Seu próximo passo é investir em baterias de carros que usam lítio e grafeno, projeto que vem sendo pesquisado pela Universidade Mackenzie. Bolsonaro é um grande entusiasta da ideia, e voltou a falar do assunto em sua live semanal na última quinta-feira (17).

“É uma bateria que vai ter capacidade de recarregar em poucos minutos. Vai ser uma revolução na indústria automobilística mundial”, afirmou.

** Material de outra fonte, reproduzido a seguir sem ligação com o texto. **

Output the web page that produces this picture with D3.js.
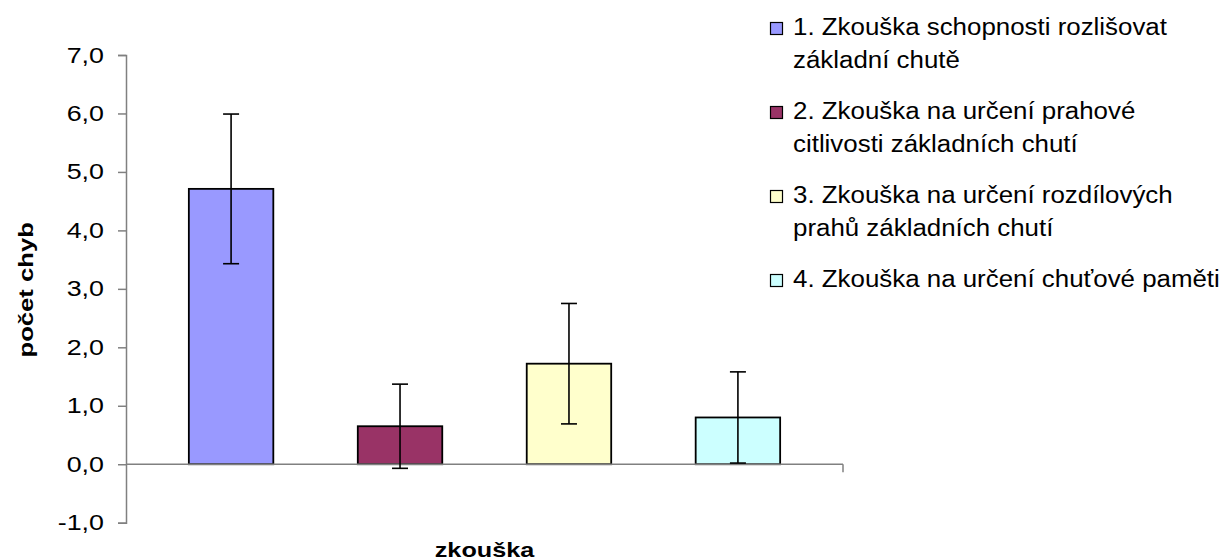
<!DOCTYPE html>
<html>
<head>
<meta charset="utf-8">
<script src="https://cdn.jsdelivr.net/npm/d3@7"></script>
<style>
  body { margin: 0; background: #fff; }
  svg { display: block; font-family: "Liberation Sans", Arial, sans-serif; }
</style>
</head>
<body>
<svg id="chart" width="1223" height="560"></svg>
<script>
const series = [
  "1. Zkouška schopnosti rozlišovat základní chutě",
  "2. Zkouška na určení prahové citlivosti základních chutí",
  "3. Zkouška na určení rozdílových prahů základních chutí",
  "4. Zkouška na určení chuťové paměti",
];
const legendLines = [
  ["1. Zkouška schopnosti rozlišovat", "základní chutě"],
  ["2. Zkouška na určení prahové", "citlivosti základních chutí"],
  ["3. Zkouška na určení rozdílových", "prahů základních chutí"],
  ["4. Zkouška na určení chuťové paměti"],
];
const means = [4.71, 0.65, 1.72, 0.80];
const errors = [1.28, 0.72, 1.03, 0.78];
const colors = ["#9999FF", "#993366", "#FFFFCC", "#CCFFFF"];
const yTicks = [-1, 0, 1, 2, 3, 4, 5, 6, 7];

const svg = d3.select("#chart");

const plot = { left: 126, right: 843, top: 55, bottom: 522.7 };

const y = d3.scaleLinear()
  .domain([-1, 7])
  .range([plot.bottom, plot.top]);

const x = d3.scaleBand()
  .domain(series)
  .range([plot.left, plot.right])
  .paddingInner(0.5)
  .paddingOuter(0.372);

// Czech decimal comma, plain hyphen for minus
const fmt = (d) => d3.format(".1f")(d).replace(".", ",").replace("\u2212", "-");

// the original renders its glyphs a bit wider than Liberation Sans
function widen(sel, k) {
  sel.each(function () {
    const len = this.getComputedTextLength();
    d3.select(this)
      .attr("textLength", len * k)
      .attr("lengthAdjust", "spacingAndGlyphs");
  });
}

// y axis
const yAxis = svg.append("g")
  .attr("transform", `translate(${plot.left},0)`)
  .call(d3.axisLeft(y).tickValues(yTicks).tickFormat(fmt).tickSize(8).tickPadding(14));
yAxis.select(".domain").attr("stroke", "#808080").attr("stroke-width", 1.5);
yAxis.selectAll(".tick line").attr("stroke", "#808080").attr("stroke-width", 1.5);
yAxis.selectAll(".tick text")
  .attr("font-size", 22)
  .attr("fill", "#000")
  .attr("font-family", "Liberation Sans, Arial, sans-serif")
  .call(widen, 1.22);

// bars
svg.append("g")
  .selectAll("rect")
  .data(series)
  .join("rect")
  .attr("x", (d) => x(d))
  .attr("width", x.bandwidth())
  .attr("y", (d, i) => y(Math.max(0, means[i])))
  .attr("height", (d, i) => Math.abs(y(means[i]) - y(0)))
  .attr("fill", (d, i) => colors[i])
  .attr("stroke", "#000")
  .attr("stroke-width", 1.8);

// x axis line at zero
svg.append("line")
  .attr("x1", plot.left)
  .attr("x2", plot.right)
  .attr("y1", y(0))
  .attr("y2", y(0))
  .attr("stroke", "#808080")
  .attr("stroke-width", 1.5);
svg.append("line")
  .attr("x1", plot.right)
  .attr("x2", plot.right)
  .attr("y1", y(0))
  .attr("y2", y(0) + 8)
  .attr("stroke", "#808080")
  .attr("stroke-width", 1.5);

// error bars
const err = svg.append("g")
  .selectAll("g")
  .data(series)
  .join("g")
  .attr("stroke", "#000")
  .attr("stroke-width", 1.6);
const cx = (d) => x(d) + x.bandwidth() / 2;
err.append("line")
  .attr("x1", cx).attr("x2", cx)
  .attr("y1", (d, i) => y(means[i] - errors[i]))
  .attr("y2", (d, i) => y(means[i] + errors[i]));
err.append("line")
  .attr("x1", (d) => cx(d) - 8).attr("x2", (d) => cx(d) + 8)
  .attr("y1", (d, i) => y(means[i] + errors[i]))
  .attr("y2", (d, i) => y(means[i] + errors[i]));
err.append("line")
  .attr("x1", (d) => cx(d) - 8).attr("x2", (d) => cx(d) + 8)
  .attr("y1", (d, i) => y(means[i] - errors[i]))
  .attr("y2", (d, i) => y(means[i] - errors[i]));

// axis titles
svg.append("text")
  .attr("transform", `translate(33,${(plot.top + plot.bottom) / 2 + 1}) rotate(-90)`)
  .attr("text-anchor", "middle")
  .attr("font-size", 21)
  .attr("font-weight", "bold")
  .text("počet chyb")
  .call(widen, 1.22);

svg.append("text")
  .attr("x", (plot.left + plot.right) / 2)
  .attr("y", 557)
  .attr("text-anchor", "middle")
  .attr("font-size", 21)
  .attr("font-weight", "bold")
  .text("zkouška")
  .call(widen, 1.2);

// legend
const legend = svg.append("g")
  .selectAll("g")
  .data(series)
  .join("g")
  .attr("transform", (d, i) => `translate(770,${35 + i * 84})`);
legend.append("rect")
  .attr("x", 0.5)
  .attr("y", -12.5)
  .attr("width", 12)
  .attr("height", 12)
  .attr("fill", (d, i) => colors[i])
  .attr("stroke", "#000")
  .attr("stroke-width", 1.2);
legend.selectAll("text")
  .data((d, i) => legendLines[i])
  .join("text")
  .attr("x", 23)
  .attr("y", (d, j) => j * 33)
  .attr("font-size", 23)
  .text((d) => d)
  .call(widen, 1.125);
</script>
</body>
</html>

O Vale do Ribeira, de onde vem a família de Bolsonaro, tem algumas das maiores jazidas de grafite do país, ainda inexploradas. “O Vale do Ribeira vai ser o futuro, se souber aproveitar seu potencial”, afirma o empresário.

Mesmo com toda essa sintonia com o presidente, Johnny diz que nunca se aproximou dele. Tampouco se interessa em disputar cargos eleitorais, embora vira e mexe seja convidado. Prefere o trabalho de bastidores em prol das bandeiras conservadoras.

“Conheço alguns deputados e senadores. Eu nunca me aproximei do presidente. Claro que se um dia tiver a oportunidade de falar com ele, eu vou. Mas eu nunca quis favor”, diz.